** ENTRIES SUPPLIED **
========================================================================
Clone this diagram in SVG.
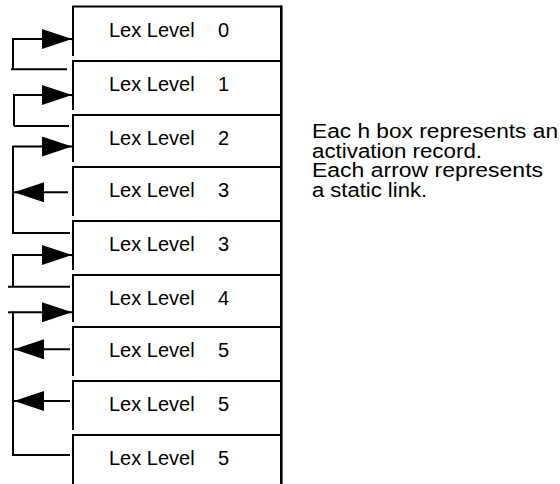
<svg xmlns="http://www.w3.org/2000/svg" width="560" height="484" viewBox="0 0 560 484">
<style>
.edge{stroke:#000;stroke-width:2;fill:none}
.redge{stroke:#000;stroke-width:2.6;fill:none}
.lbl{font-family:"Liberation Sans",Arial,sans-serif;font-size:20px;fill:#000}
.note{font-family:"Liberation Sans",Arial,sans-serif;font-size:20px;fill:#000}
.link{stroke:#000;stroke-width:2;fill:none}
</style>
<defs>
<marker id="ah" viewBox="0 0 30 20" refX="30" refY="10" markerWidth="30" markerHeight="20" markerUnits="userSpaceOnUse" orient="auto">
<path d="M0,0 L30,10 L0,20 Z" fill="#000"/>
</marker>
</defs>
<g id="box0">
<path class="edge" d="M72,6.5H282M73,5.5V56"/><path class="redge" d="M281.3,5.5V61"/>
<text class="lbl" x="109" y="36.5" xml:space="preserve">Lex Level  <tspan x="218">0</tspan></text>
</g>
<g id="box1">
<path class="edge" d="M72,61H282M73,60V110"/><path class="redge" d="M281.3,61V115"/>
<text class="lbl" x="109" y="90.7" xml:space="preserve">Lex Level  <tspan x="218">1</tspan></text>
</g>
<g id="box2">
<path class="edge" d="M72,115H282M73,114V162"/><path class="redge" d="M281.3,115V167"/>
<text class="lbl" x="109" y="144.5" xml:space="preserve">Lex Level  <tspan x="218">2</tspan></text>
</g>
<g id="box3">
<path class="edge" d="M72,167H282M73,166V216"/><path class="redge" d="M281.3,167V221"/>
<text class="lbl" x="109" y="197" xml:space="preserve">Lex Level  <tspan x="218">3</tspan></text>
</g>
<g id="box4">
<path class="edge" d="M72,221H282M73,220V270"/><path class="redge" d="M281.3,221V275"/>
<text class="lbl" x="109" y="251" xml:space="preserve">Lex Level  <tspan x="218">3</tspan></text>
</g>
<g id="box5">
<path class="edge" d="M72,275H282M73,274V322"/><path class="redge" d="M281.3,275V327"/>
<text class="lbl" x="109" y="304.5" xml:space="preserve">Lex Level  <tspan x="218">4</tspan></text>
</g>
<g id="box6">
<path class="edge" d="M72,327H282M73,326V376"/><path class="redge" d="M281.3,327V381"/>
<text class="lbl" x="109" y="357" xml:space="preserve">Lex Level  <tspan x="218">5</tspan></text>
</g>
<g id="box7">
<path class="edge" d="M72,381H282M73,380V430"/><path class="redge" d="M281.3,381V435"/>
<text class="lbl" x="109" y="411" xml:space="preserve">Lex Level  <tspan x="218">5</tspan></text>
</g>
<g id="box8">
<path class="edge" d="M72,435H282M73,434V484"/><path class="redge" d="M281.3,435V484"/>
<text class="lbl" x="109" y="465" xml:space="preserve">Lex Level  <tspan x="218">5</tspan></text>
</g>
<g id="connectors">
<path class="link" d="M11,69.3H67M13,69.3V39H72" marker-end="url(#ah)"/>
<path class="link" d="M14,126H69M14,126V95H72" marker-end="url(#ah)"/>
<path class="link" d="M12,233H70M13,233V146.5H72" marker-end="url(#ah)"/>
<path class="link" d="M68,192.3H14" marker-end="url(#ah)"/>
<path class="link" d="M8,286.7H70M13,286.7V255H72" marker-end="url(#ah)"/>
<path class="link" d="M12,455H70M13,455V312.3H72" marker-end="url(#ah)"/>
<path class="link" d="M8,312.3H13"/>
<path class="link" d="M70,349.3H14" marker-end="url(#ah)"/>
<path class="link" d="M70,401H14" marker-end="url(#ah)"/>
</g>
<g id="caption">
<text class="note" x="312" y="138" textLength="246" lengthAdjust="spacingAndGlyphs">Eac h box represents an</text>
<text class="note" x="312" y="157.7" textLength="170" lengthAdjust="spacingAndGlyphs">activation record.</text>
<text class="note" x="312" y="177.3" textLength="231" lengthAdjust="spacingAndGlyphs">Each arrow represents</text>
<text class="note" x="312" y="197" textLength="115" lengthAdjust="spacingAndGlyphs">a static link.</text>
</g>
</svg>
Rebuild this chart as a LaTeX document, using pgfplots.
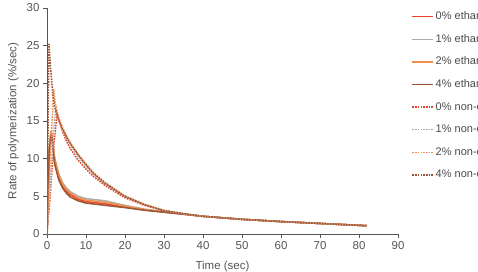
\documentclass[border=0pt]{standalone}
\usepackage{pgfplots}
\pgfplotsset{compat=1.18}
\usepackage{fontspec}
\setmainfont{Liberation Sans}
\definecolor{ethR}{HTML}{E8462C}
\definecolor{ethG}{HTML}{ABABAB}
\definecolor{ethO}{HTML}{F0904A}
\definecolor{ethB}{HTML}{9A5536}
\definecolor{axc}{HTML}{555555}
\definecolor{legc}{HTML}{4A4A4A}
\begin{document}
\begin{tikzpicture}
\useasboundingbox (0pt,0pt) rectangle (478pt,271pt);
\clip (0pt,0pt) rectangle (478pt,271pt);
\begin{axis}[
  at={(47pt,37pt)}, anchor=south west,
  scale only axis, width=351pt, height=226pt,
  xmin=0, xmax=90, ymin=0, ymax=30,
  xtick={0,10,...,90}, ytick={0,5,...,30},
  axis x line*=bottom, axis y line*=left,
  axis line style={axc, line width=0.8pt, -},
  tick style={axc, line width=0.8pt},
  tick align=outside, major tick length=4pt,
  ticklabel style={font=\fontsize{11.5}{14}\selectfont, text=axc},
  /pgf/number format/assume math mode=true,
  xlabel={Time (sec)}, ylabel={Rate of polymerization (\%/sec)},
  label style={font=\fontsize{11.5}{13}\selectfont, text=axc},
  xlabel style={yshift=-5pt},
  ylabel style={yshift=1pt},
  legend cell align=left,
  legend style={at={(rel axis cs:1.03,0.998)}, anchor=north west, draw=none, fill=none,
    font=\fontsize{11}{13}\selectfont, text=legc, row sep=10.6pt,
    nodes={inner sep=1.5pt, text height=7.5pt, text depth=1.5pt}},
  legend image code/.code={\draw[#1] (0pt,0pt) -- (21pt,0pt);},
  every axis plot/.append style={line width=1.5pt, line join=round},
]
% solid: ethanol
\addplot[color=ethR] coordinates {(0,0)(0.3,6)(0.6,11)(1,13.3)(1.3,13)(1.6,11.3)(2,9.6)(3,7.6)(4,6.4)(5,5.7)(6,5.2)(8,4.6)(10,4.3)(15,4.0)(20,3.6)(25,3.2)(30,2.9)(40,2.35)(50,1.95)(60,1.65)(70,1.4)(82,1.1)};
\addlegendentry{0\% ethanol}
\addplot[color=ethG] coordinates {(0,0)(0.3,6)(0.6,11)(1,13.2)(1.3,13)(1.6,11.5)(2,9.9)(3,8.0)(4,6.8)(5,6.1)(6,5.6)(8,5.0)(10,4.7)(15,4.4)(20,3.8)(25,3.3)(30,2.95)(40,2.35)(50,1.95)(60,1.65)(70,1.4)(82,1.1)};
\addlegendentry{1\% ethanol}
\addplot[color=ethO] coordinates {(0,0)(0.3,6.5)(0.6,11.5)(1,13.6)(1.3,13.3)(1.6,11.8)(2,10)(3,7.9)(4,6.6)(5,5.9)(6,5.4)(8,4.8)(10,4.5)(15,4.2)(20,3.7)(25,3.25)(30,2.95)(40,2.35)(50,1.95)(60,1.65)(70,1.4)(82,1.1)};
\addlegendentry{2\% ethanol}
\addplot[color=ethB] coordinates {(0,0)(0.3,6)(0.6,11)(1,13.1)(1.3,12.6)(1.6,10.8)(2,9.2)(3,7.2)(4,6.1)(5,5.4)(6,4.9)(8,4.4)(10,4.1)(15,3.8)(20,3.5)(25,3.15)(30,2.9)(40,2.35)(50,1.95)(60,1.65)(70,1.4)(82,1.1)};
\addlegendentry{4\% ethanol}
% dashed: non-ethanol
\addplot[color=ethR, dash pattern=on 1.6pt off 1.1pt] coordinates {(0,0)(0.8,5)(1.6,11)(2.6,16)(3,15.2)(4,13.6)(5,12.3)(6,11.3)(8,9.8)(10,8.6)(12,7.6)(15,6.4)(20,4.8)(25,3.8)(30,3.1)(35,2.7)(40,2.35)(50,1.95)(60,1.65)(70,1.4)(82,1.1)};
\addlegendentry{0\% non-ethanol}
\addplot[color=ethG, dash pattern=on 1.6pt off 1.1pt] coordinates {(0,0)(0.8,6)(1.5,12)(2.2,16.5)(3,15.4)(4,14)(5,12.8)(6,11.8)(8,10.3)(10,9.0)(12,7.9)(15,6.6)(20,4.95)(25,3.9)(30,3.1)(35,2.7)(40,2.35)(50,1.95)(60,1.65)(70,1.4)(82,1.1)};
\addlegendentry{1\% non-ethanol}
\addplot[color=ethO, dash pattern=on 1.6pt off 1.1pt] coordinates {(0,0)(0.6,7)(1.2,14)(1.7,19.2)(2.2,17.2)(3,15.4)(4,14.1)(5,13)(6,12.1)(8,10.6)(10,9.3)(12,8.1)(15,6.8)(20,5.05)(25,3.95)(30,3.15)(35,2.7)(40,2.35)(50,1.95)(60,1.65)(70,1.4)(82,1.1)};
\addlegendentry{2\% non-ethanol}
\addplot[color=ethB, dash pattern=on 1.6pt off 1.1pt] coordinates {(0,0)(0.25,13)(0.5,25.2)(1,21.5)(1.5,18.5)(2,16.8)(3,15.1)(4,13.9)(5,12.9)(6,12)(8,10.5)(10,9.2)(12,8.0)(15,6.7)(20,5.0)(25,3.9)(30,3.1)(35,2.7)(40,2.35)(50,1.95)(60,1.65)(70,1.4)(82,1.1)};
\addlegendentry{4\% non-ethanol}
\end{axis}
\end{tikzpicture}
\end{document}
========================================================================
Identify all lines where the word "this" shows up. Copy them.

** WRITTEN ANSWER **
Clone this diagram in SVG.
Rebuild this chart as a LaTeX document, using pgfplots.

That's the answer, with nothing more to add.